By Jesse Marks , Hardin Lang | May 2, 2025
Executive Summary
Syria’s transition has reached a moment of great fragility. The jubilation of Assad’s overthrow is still tangible. But the hard realities of the road ahead are now sharply in focus. The country’s ongoing humanitarian and displacement crisis continues to affect millions of Syrians. Large segments of the population remain abroad or subsist in internal displacement camps. The communities from which they fled remain devastated with few if any services.
For over a decade, the United States provided the bulk of the foreign assistance that served as a lifeline to millions of Syrians and helped stabilize communities across the country. Now, the Trump administration has largely cut that lifeline while keeping in place a punishing sanctions regime. Together, these policies threaten to upend Syria’s transition.
Across Syria, aid experts estimate that roughly $237 million in U.S. aid was cut, bringing humanitarian operations to a crawl. While the administration has reportedly moved to restore some of this funding, aid agencies have yet to receive new money and translate it into a resumption in programming. Medical systems are collapsing under fuel and medicine shortages. Food and water distributions have slowed or stopped entirely. Aid officials warn that the collapse in services could drive new waves of displacement across borders or force premature returns to destroyed and insecure areas.
Since December, the UN estimates that 1.4 million people out of an estimated 14 million displaced Syrians have returned to their areas of origin. This includes an estimated 1 million internally displaced people and 370,000 refugees from neighboring countries. Many found their homes in rubble and their communities gutted by years of war and economic collapse. Meanwhile, over 600 civilians have been killed by landmines and UXOs, many of whom were families attempting to return to their homes.
For those dispossessed by regime-linked demographic engineering, there are no viable mechanisms to reclaim land or property. As sectarian tensions persist, the risk of renewed conflict remains. With no credible framework for safe, voluntary return in place, the prospect of sustainable reintegration remains bleak.
Meanwhile Syria’s humanitarian coordination system is in flux. The interim government is piecing together an emerging national framework to guide aid efforts – at times leaning on policies instituted initially by the Assad regime.
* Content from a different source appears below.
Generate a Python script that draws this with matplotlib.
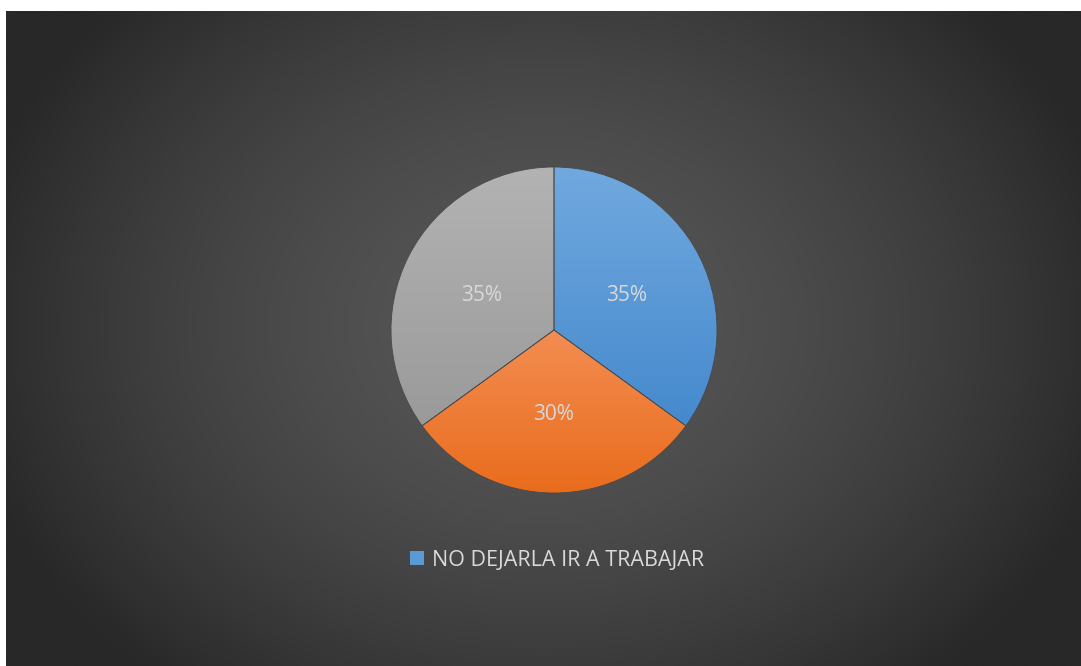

The United Nations is transitioning from a “Whole of Syria” model with delivery hubs both inside Syria and in neighboring countries to a cluster system run entirely out of Damascus. Finally, the NGO-led aid coordination mechanism in the northeast of the country has been largely defunded by U.S. aid cuts. The resulting situation is sidelining key actors and undermining efforts to deliver to communities in need.
Meanwhile, comprehensive U.S. sanctions remain in place, exacerbating economic distress, blocking recovery, and contributing to a worsening liquidity crisis. A more targeted approach is needed—one that distinguishes between punitive sanctions on individuals and broader country-level economic restrictions. Easing restrictions on humanitarian transactions, essential goods, and private-sector investment would reduce suffering and bolster U.S. standing. Sanctions relief, if carefully calibrated, could preserve U.S. leverage while offering a lifeline to a country on the brink—advancing both strategic and humanitarian goals. The European Union is already reassessing its sanctions framework to open space for engagement. Without a parallel shift in U.S. policy, American sanctions risk becoming the principal obstacle to international recovery efforts.